Une fois sec, le riz est transporté en sacs de 20-40 kg, souvent sur le porte-bagage d’un vieux vélo. Qui de nous aurait réussi l’exploit de la femme burkinabè : enfourcher un vélo d’homme, enveloppée dans un pagne-jupe jusqu’aux chevilles, tongs aux pieds, pédaler avec cette charge les 2 kms jusqu’au moulin, un enfant attaché au dos, cuvette sur la tête, une main seulement sur le guidon, à travers les pistes du village. Elles mériteraient une médaille olympique.
Le décorticage de la graine étuvée et souple est moins abrasif que sur la graine dure et non traitée des champs. Les éléments nutritifs sont préservés, déjà chassés vers l’intérieur de la graine par la chaleur de l’étuvage, ce qui donne un riz de qualité supérieure (le riz blanc cher aux américains est « enrichi » post mortem de minéraux et vitamines perdus pendant le décorticage). Les graines séparées sont ensuite vannées pour enlever débris et restes de balle ou de son. Le son est vendu comme complément d’aliment pour bétail, la balle est parfois utilisée comme carburant pour les étuves.
Autre point fort : le travail collectif. Cette armée de nouvelles professionnelles de Nyassan a vite formé des groupements qu’elles continuent à consolider en vue de constituer une grande union. Les noms sont significatifs et témoignent de leur esprit de solidarité communautaire : NAMANGADZANGA (= « Utile à tout le monde »), BENNAFAKATIA, SABARIKADI = « Le pardon c’est bon », ou SONGTAABA = « S’entraider c’est bien ». Prose et poésie font bon ménage chez elles !
Pourtant pas facile de s’organiser, quand seulement une ou deux femmes par groupement savent lire et écrire. Pas simple non plus d’indiquer l’adresse de l’organisation quand on n’a pas encore de locaux. « Sous le premier acacia à gauche après le virage à la pharmacie » n’est pas toujours jugé satisfaisant par les autorités et administrations diverses. Pas évident du tout quand le village n’a pas d’électricité, service postal, cybercafé … et possède une seule ligne téléphonique en surcharge chronique…Mais les groupements décident néanmoins de désigner, outre leur présidente, secrétaire et trésorière, une attachée de presse, « personne responsable de l’information et de la communication ! » Excellent.

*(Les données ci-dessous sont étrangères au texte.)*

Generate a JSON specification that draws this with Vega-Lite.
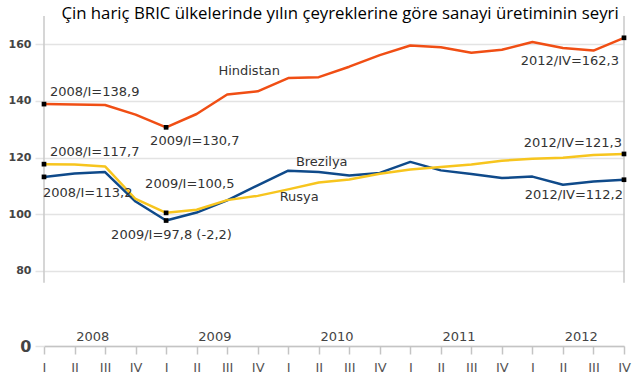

Pour les quatre réunions pendant mon séjour, une trentaine de femmes étaient présentes chaque fois, convoquées par des voies « internes » très performantes. Et d’autres se sont annoncées, toutes impatientes de verser leur cotisation, recevoir leur nouveau cahier personnel de gestion, emporter les nouveaux sacs de 25 kg imprimés d’une belle image et étiquette MALOKADI (= Le Bon Riz) prêts à l’emploi.
Quand finalement il a fallu « demander la route » et quitter la vallée, je retiens difficilement l’envie de crier : « Bonne route à vous aussi, Germaine, Eugénie, Fatimata et toutes les soeurs. Bon vent à cette grande marche des femmes burkinabè, vers une autonomie personnelle, locale et nationale : souveraineté alimentaire, développement endogène et travail dans la dignité ».
Leurs silhouettes, droites comme des caryatides grecques, portant - comme leurs lourds sacs de riz - l’espoir d’un peuple et d’une région sur leurs têtes magnifiques, s’estompent à l’horizon, gravées dans ma mémoire.
Aujourd’hui, au moment où nous publions ces lignes, deux camions par semaine quittent Nyassan pour Koudougou où la population apprécie beaucoup ce riz, le bien nommé (en jula) : « anyogontè » (qui n’a pas son pareil).